Nepenthes spectabilis occurs sympatrically with many other Nepenthes species and a number of natural hybrids have been recorded.

===N. ovata × N. spectabilis===
Nepenthes ovata × N. spectabilis is known to occur along the summit trail of Mount Pangulubao. This hybrid produces pitchers roughly intermediate in appearance between its parent species. The peristome is flattened and expanded, but to a lesser degree than in N. ovata. The speckles of N. spectabilis are present, but the pitchers have a much lighter colouration. Most examples of this hybrid grow terrestrially and some climb into the forest canopy.

===N. rigidifolia × N. spectabilis===
Several plants representing the cross N. rigidifolia × N. spectabilis have been recorded from an open rocky outcrop close to the type locality of N. rigidifolia.

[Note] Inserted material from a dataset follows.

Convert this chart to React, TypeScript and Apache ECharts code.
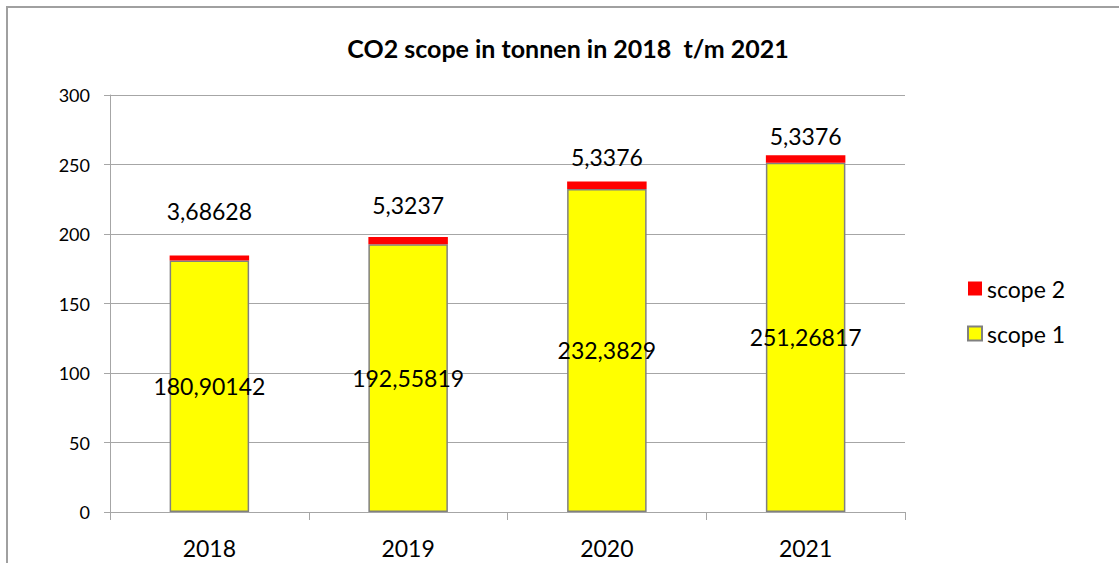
import React, { useEffect, useRef } from "react";
import * as echarts from "echarts";

const years = ["2018", "2019", "2020", "2021"];
const scope1 = [180.90142, 192.55819, 232.3829, 251.26817];
const scope2 = [3.68628, 5.3237, 5.3376, 5.3376];
const scope2LabelGap = [33, 20, 13, 8];

const fmt = (v: number) => String(v).replace(".", ",");
const FONT = "Lato";

export default function App() {
  const ref = useRef<HTMLDivElement>(null);
  useEffect(() => {
    if (!ref.current) return;
    const chart = echarts.init(ref.current, undefined, { renderer: "svg" });
    const grid = "#a6a6a6";
    chart.setOption({
      animation: false,
      backgroundColor: "#ffffff",
      title: {
        text: "CO2 scope in tonnen in 2018  t/m 2021",
        left: 563,
        textAlign: "center",
        top: 30,
        textStyle: { fontFamily: FONT, fontWeight: "bold", fontSize: 25, color: "#000" },
      },
      graphic: [
        {
          type: "rect",
          shape: { x: 7, y: 7, width: 1130, height: 580 },
          style: { fill: "none", stroke: "#a0a0a0", lineWidth: 2 },
          silent: true,
        },
      ],
      legend: {
        orient: "vertical",
        left: 962,
        top: 272,
        itemGap: 22,
        itemWidth: 14,
        itemHeight: 14,
        icon: "rect",
        data: ["scope 2", "scope 1"],
        textStyle: { fontFamily: FONT, fontSize: 23, color: "#000", lineHeight: 23 },
      },
      grid: { left: 110, right: 214, top: 95, bottom: 51 },
      xAxis: {
        type: "category",
        data: years,
        axisLine: { lineStyle: { color: grid } },
        axisTick: { show: true, length: 8, alignWithLabel: false, lineStyle: { color: grid } },
        axisLabel: { fontFamily: FONT, fontSize: 23, color: "#000", margin: 24 },
      },
      yAxis: {
        type: "value",
        min: 0,
        max: 300,
        interval: 50,
        axisLine: { show: true, lineStyle: { color: grid } },
        axisTick: { show: true, length: 6, lineStyle: { color: grid } },
        axisLabel: { fontFamily: FONT, fontSize: 18, color: "#000", margin: 20 },
        splitLine: { lineStyle: { color: grid, width: 1 } },
      },
      series: [
        {
          name: "scope 1",
          type: "bar",
          stack: "co2",
          barWidth: "40%",
          data: scope1,
          itemStyle: { color: "#ffff00", borderColor: "#808080", borderWidth: 1.5 },
          label: {
            show: true,
            position: "inside",
            fontFamily: FONT,
            fontSize: 23,
            color: "#000",
            formatter: (p: any) => fmt(p.value),
          },
        },
        {
          name: "scope 2",
          type: "bar",
          stack: "co2",
          barWidth: "40%",
          data: scope2.map((v, i) => ({
            value: v,
            label: { distance: scope2LabelGap[i] },
          })),
          itemStyle: { color: "#ff0000" },
          label: {
            show: true,
            position: "top",
            fontFamily: FONT,
            fontSize: 23,
            color: "#000",
            formatter: (p: any) => fmt(p.value),
          },
        },
      ],
    });
    return () => chart.dispose();
  }, []);
  return (
    <div
      ref={ref}
      style={{ position: "fixed", left: 0, top: 0, width: 1119, height: 563 }}
    />
  );
}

The hybrid differs from N. rigidifolia in having narrower pitchers with an infundibular base and distinct hip around the middle. On the other hand, the pitchers of this hybrid are broader than those of N. spectabilis and have a wider, expanded peristome.

The richly coloured lower pitchers of N. rigidifolia × N. spectabilis superficially resemble those of N. macfarlanei. However, since that species is confined to Peninsular Malaysia, the two taxa are not easily confused.

===Other hybrids===
Four other natural hybrids with N. spectabilis have been recorded. These are N. gymnamphora × N. spectabilis, N. mikei × N. spectabilis, N. rhombicaulis × N. spectabilis, and N. spectabilis × N. tobaica.